Goran Markovski Glava          Basse

Nenad Gajin Coce                   Guitare

Emir Kusturica                         Guitare

Dražen Janković                      Clavier

Aleksandar Balaban                 Tuba

Nenad Petrović                       Saxophone

Zoran  Milošević                      Accordéon

Dejan Sparavalo                      Violon

Dr Nelle Karajlić                     Chant

 

Analyse de la séance photo :

 

Le film Super 8 Stories dans sa globalité, et en particulier au travers de la série de clichés de chaque musicien, émet l’idée que les corps des musiciens – dont la vocation est bien celle de jouer de la musique – appartiennent à la musique, au point de ne faire qu’un avec son instrument.   

Totalement dénudés, les musiciens ne sont vêtus que par leurs instruments de musique. Dr Nelle Karajić laisse découvrir son corps tandis qu’il ne conserve que son chapeau, accessoire devenu indispensable à son rôle de chanteur et que seul son microphone dissimule habillement les parties intimes de son anatomie.

En gardant ses accessoires scéniques, Nelle Karajić n’hésita pas à mettre son âme à nu. Car en fait, la véritable essence du chanteur est bien de chanter. Nelle  Karajić est photographié dans la seule action qui semble être en totale adéquation avec son être : en train de chanter. C’est comme si son être tout entier se résumait en cette seule photographie, comme si son âme se manifestait sur papier glacé. Car il semble bien ici que la seule chose qui puisse définir les musiciens en tant qu’humains c’est d’être unis à jamais à l’instrument qui leur colle à la peau. Le corps de l’artiste est entièrement dévoué à son instrument. Il devient instrument, il devient le corps de l’instrument.

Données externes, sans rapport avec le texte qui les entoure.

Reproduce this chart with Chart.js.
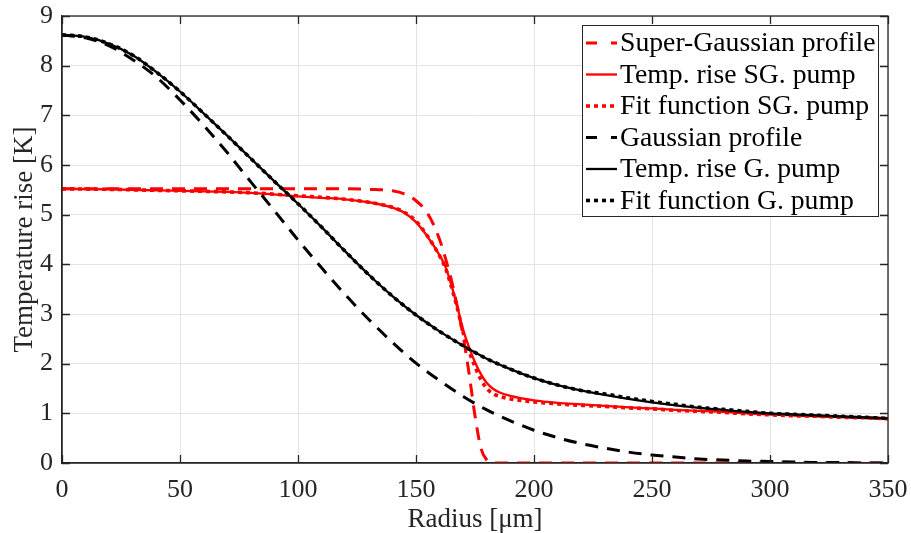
<!DOCTYPE html>
<html>
<head>
<meta charset="utf-8">
<script src="https://cdn.jsdelivr.net/npm/chart.js@4.4.1/dist/chart.umd.min.js"></script>
<style>
  html, body { margin: 0; padding: 0; background: #fff; }
  #wrap { width: 911px; height: 533px; }
</style>
</head>
<body>
<div id="wrap"><canvas id="myChart" width="911" height="533"></canvas></div>
<script>
// Radius samples (um) for the Gaussian pump curves
const radius = [0, 10, 20, 30, 40, 50, 60, 70, 80, 90, 100, 110, 120, 130, 140, 150, 160, 170,
    180, 190, 200, 210, 220, 230, 240, 250, 260, 270, 280, 290, 300, 310, 320, 330, 340, 350];

// Radius samples (um) for the super-Gaussian curves, finer around the edge
const radiusSG = [0, 20, 40, 60, 80, 100, 110, 120, 130, 140, 145, 150, 155, 160, 162.5, 165, 167.5,
    170, 172.5, 175, 177.5, 180, 182.5, 185, 190, 200, 210, 220, 230, 240, 250, 260, 270, 280,
    290, 300, 310, 320, 330, 340, 350];

// Temperature rise [K]
const sgProfile = [5.52, 5.52, 5.52, 5.52, 5.52, 5.52, 5.52, 5.52, 5.51, 5.48, 5.42, 5.28, 5.02, 4.50,
    4.12, 3.68, 3.15, 2.55, 1.80, 0.95, 0.30, 0.06, 0, 0, 0, 0, 0, 0, 0, 0, 0, 0, 0, 0, 0, 0, 0, 0, 0, 0, 0];
const sgTemp = [5.52, 5.51, 5.49, 5.47, 5.44, 5.37, 5.34, 5.31, 5.25, 5.14, 5.04, 4.85, 4.55, 4.18,
    3.95, 3.58, 3.15, 2.68, 2.33, 2.03, 1.79, 1.61, 1.50, 1.43, 1.35, 1.26, 1.21, 1.18, 1.15, 1.12,
    1.10, 1.07, 1.05, 1.03, 1.00, 0.98, 0.96, 0.94, 0.93, 0.91, 0.90];
const sgFit = [5.52, 5.51, 5.49, 5.47, 5.44, 5.38, 5.35, 5.31, 5.25, 5.15, 5.05, 4.87, 4.56, 4.17,
    3.92, 3.55, 3.12, 2.62, 2.25, 1.94, 1.68, 1.50, 1.40, 1.35, 1.29, 1.23, 1.19, 1.16, 1.14, 1.11,
    1.09, 1.06, 1.04, 1.02, 0.99, 0.97, 0.95, 0.94, 0.92, 0.91, 0.89];

const gProfile = [8.62, 8.56, 8.40, 8.12, 7.77, 7.31, 6.80, 6.25, 5.66, 5.08, 4.49, 3.93, 3.39, 2.89,
    2.43, 2.01, 1.66, 1.34, 1.07, 0.85, 0.66, 0.51, 0.39, 0.30, 0.22, 0.16, 0.12, 0.08, 0.06, 0.04,
    0.03, 0.02, 0.01, 0.01, 0.00, 0.00];
const gTemp = [8.62, 8.58, 8.44, 8.21, 7.87, 7.48, 7.04, 6.59, 6.13, 5.67, 5.22, 4.75, 4.26, 3.79,
    3.36, 2.98, 2.65, 2.36, 2.10, 1.89, 1.71, 1.57, 1.46, 1.37, 1.29, 1.22, 1.16, 1.11, 1.07, 1.03,
    1.00, 0.98, 0.96, 0.94, 0.92, 0.90];
const gFit = [8.62, 8.58, 8.44, 8.21, 7.87, 7.48, 7.04, 6.59, 6.13, 5.67, 5.22, 4.75, 4.26, 3.79,
    3.36, 2.98, 2.65, 2.36, 2.10, 1.89, 1.71, 1.57, 1.46, 1.39, 1.31, 1.24, 1.18, 1.12, 1.08, 1.04,
    1.00, 0.98, 0.96, 0.94, 0.92, 0.90];

const labels = ['Super-Gaussian profile', 'Temp. rise SG. pump', 'Fit function SG. pump',
    'Gaussian profile', 'Temp. rise G. pump', 'Fit function G. pump'];

const xTicks = [0, 50, 100, 150, 200, 250, 300, 350];
const yTicks = [0, 1, 2, 3, 4, 5, 6, 7, 8, 9];

const FONT = 'Liberation Serif';
const AXIS = '#262626';
const DASH = [13, 9];
const DOT = [4, 4];

function pts(xs, ys) {
    return xs.map((x, i) => ({ x: x, y: ys[i] }));
}

function series(i, xs, ys, color, kind) {
    const ds = {
        label: labels[i],
        data: pts(xs, ys),
        borderColor: color,
        backgroundColor: color,
        fill: false,
        pointRadius: 0,
        cubicInterpolationMode: 'monotone',
        order: 6 - i, // later series on top, as in the original
        borderWidth: 2.3,
        borderDash: []
    };
    if (kind === 'dash') { ds.borderWidth = 3; ds.borderDash = DASH; }
    if (kind === 'dot') { ds.borderWidth = 3.6; ds.borderDash = DOT; }
    return ds;
}

// no automatic label overflow padding, the layout padding sets the plot box
function noPad(s) {
    s.paddingLeft = 0; s.paddingRight = 0; s.paddingTop = 0; s.paddingBottom = 0;
}

// frame, inward tick marks and the boxed legend in the upper right
const boxLegend = {
    id: 'boxLegend',
    afterDraw(chart) {
        const ctx = chart.ctx;
        const a = chart.chartArea;
        const sx = chart.scales.x, sy = chart.scales.y;
        ctx.save();
        ctx.strokeStyle = AXIS;
        ctx.lineWidth = 1.3;
        ctx.setLineDash([]);
        ctx.beginPath();
        xTicks.forEach(v => {
            const px = Math.round(sx.getPixelForValue(v)) + 0.5;
            ctx.moveTo(px, a.bottom); ctx.lineTo(px, a.bottom - 8);
            ctx.moveTo(px, a.top); ctx.lineTo(px, a.top + 8);
        });
        yTicks.forEach(v => {
            const py = Math.round(sy.getPixelForValue(v)) + 0.5;
            ctx.moveTo(a.left, py); ctx.lineTo(a.left + 8, py);
            ctx.moveTo(a.right, py); ctx.lineTo(a.right - 8, py);
        });
        ctx.stroke();
        ctx.strokeRect(a.left, a.top, a.right - a.left, a.bottom - a.top);

        // legend
        const bx = 582, by = 25, bw = 296, bh = 191;
        ctx.fillStyle = '#fff';
        ctx.fillRect(bx, by, bw, bh);
        ctx.lineWidth = 1;
        ctx.strokeStyle = AXIS;
        ctx.strokeRect(bx + 0.5, by + 0.5, bw, bh);
        ctx.font = '27.7px "' + FONT + '"';
        ctx.textBaseline = 'middle';
        chart.data.datasets.forEach((ds, i) => {
            const cy = by + 18 + i * 31.5;
            ctx.strokeStyle = ds.borderColor;
            ctx.lineWidth = ds.borderWidth;
            ctx.setLineDash(ds.borderDash[0] > 5 ? [11, 14] : ds.borderDash);
            ctx.beginPath();
            ctx.moveTo(bx + 4, cy);
            ctx.lineTo(bx + 35, cy);
            ctx.stroke();
            ctx.setLineDash([]);
            ctx.fillStyle = '#000';
            ctx.fillText(ds.label, bx + 38, cy + 1);
        });
        ctx.restore();
    }
};

const ctx = document.getElementById('myChart').getContext('2d');
new Chart(ctx, {
    type: 'line',
    data: {
        datasets: [
            series(0, radiusSG, sgProfile, '#ff0000', 'dash'),
            series(1, radiusSG, sgTemp, '#ff0000', 'solid'),
            series(2, radiusSG, sgFit, '#ff0000', 'dot'),
            series(3, radius, gProfile, '#000000', 'dash'),
            series(4, radius, gTemp, '#000000', 'solid'),
            series(5, radius, gFit, '#000000', 'dot')
        ]
    },
    options: {
        responsive: false,
        animation: false,
        layout: { padding: { top: 16, right: 23, left: 0, bottom: 0 } },
        plugins: {
            legend: { display: false },
            tooltip: { enabled: false }
        },
        scales: {
            x: {
                type: 'linear',
                min: 0,
                max: 350,
                afterBuildTicks: s => { s.ticks = xTicks.map(v => ({ value: v })); },
                afterFit: s => { s.height = 70; noPad(s); },
                ticks: { font: { family: FONT, size: 26 }, color: AXIS, padding: 12, maxRotation: 0 },
                grid: { color: '#e3e3e3', drawTicks: false },
                border: { display: true, color: AXIS, width: 1.3 },
                title: {
                    display: true,
                    text: 'Radius [\u03bcm]',
                    font: { family: FONT, size: 27, lineHeight: 1 },
                    color: AXIS,
                    padding: { top: 0, bottom: 0 }
                }
            },
            y: {
                min: 0,
                max: 9,
                afterBuildTicks: s => { s.ticks = yTicks.map(v => ({ value: v })); },
                afterFit: s => { s.width = 62; noPad(s); },
                ticks: { font: { family: FONT, size: 26 }, color: AXIS, padding: 9 },
                grid: { color: '#e3e3e3', drawTicks: false },
                border: { display: true, color: AXIS, width: 1.3 },
                title: {
                    display: true,
                    text: 'Temperature rise [K]',
                    font: { family: FONT, size: 27, lineHeight: 1 },
                    color: AXIS,
                    padding: { top: 11, bottom: 0 }
                }
            }
        }
    },
    plugins: [boxLegend]
});
</script>
</body>
</html>
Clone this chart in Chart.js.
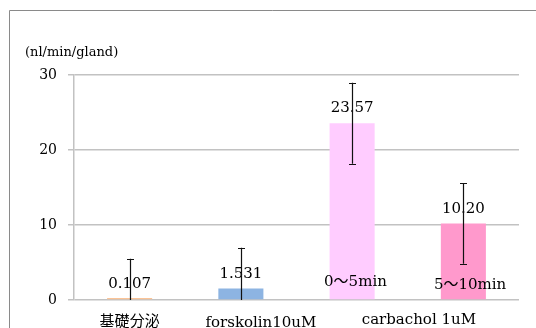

Mais petit à petit, c’est l’instrument qui prend le dessus. Le musicien n’est plus seulement habité par la musique, il devient son prisonnier. Zoran Marjanović Čeda ne joue pas de l’harmonica : il est bâillonné avec l’harmonica. L’harmonica a perdu sa fonction première d’ expression musicale pour devenir un bâillon. De même, retenu par de larges bras autour de son ventre, il semble prisonnier de son image. Quant à Zoran Milošević, il devient l’homme-accordéon. L’instrument a été séparé en trois morceaux afin qu’il puisse enfiler un bras dans le soufflet tandis que l’autre bras est caché par le clavier main droite, et que le clavier main gauche est suspendu en bandoulière. Même si ce montage est comme un clin d’œil amusé au personnage de l’homme-orchestre que l’on rencontre dans les cirques et les foires populaires, le musicien est ici ficelé, emmêlé à son propre instrument, parfaitement incapable de résister à l’assaut des mains intrusives et autonomes autour de lui qui semblent envahir son espace.

Un renversement a eu lieu. L’artiste était compositeur, créateur, acteur de la frénésie que transmet la musique dans le cœur et le corps des hommes. Peu à peu, la musique est devenue dominatrice, et l’homme instrumentalisé. Totalement dévoué à la Musique, le musicien ne lutte pas et se laisse guider par elle. Le musicien n’est plus qu’une marionnette qui exécute les accords célestes. Il ne s’agit pas de retirer quelque mérite que ce soit aux musiciens, mais bien plus de rendre hommage à leur aptitude à laisser la musique les habiter corps et âme. Les musiciens sont comme les médiums entre les hommes et la toute puissance de l’Harmonie. De la volonté de faire l’éloge de ses compagnons de route, Kusturica fait du film Super 8 Stories une véritable apologie de la musique.



[1] Cf article La musique dionysienne d’Emir Kusturica.